• [What is expected]
Copy out each line that has "file" in it.

• [Material provided]
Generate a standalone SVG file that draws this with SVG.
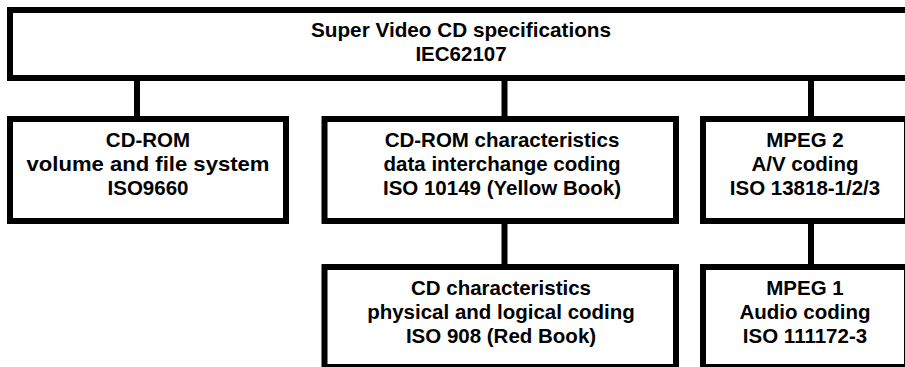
<svg xmlns="http://www.w3.org/2000/svg" width="905" height="367" viewBox="0 0 905 367">
<style>
.box{fill:#fff;stroke:#000;stroke-width:6}
.con{stroke:#000;stroke-width:6;fill:none}
text{font-family:"Liberation Sans",Arial,sans-serif;font-weight:bold;font-size:20.5px;fill:#000;text-anchor:middle}
</style>
<rect width="905" height="367" fill="#fff"/>
<g id="connectors">
<line class="con" x1="137" y1="78" x2="137" y2="119"/>
<line class="con" x1="504.5" y1="78" x2="504.5" y2="119"/>
<line class="con" x1="811" y1="78" x2="811" y2="119"/>
<line class="con" x1="504.5" y1="221" x2="504.5" y2="267"/>
<line class="con" x1="811" y1="221" x2="811" y2="267"/>
</g>
<g id="svcd">
<rect class="box" x="10" y="10" width="902" height="68"/>
<text x="461" y="36.5" textLength="300" lengthAdjust="spacingAndGlyphs">Super Video CD specifications</text>
<text x="461" y="60.5">IEC62107</text>
</g>
<g id="cdrom-fs">
<rect class="box" x="10" y="119" width="276" height="102"/>
<text x="148" y="147">CD-ROM</text>
<text x="148" y="171" textLength="243" lengthAdjust="spacingAndGlyphs">volume and file system</text>
<text x="148" y="195">ISO9660</text>
</g>
<g id="cdrom-char">
<rect class="box" x="324.5" y="119" width="351.5" height="102"/>
<text x="502" y="147">CD-ROM characteristics</text>
<text x="502" y="171">data interchange coding</text>
<text x="502" y="195">ISO 10149 (Yellow Book)</text>
</g>
<g id="mpeg2">
<rect class="box" x="703" y="119" width="204" height="102"/>
<text x="805" y="147">MPEG 2</text>
<text x="805" y="171">A/V coding</text>
<text x="805" y="195">ISO 13818-1/2/3</text>
</g>
<g id="cd-char">
<rect class="box" x="324.5" y="267" width="351.5" height="100"/>
<text x="501" y="295">CD characteristics</text>
<text x="501" y="319">physical and logical coding</text>
<text x="501" y="343">ISO 908 (Red Book)</text>
</g>
<g id="mpeg1">
<rect class="box" x="703" y="267" width="204" height="100"/>
<text x="805" y="295">MPEG 1</text>
<text x="805" y="319">Audio coding</text>
<text x="805" y="343">ISO 111172-3</text>
</g>
</svg>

• [Response to the task]
Generate a standalone SVG file that draws this with SVG.
<text x="148" y="171" textLength="243" lengthAdjust="spacingAndGlyphs">volume and file system</text>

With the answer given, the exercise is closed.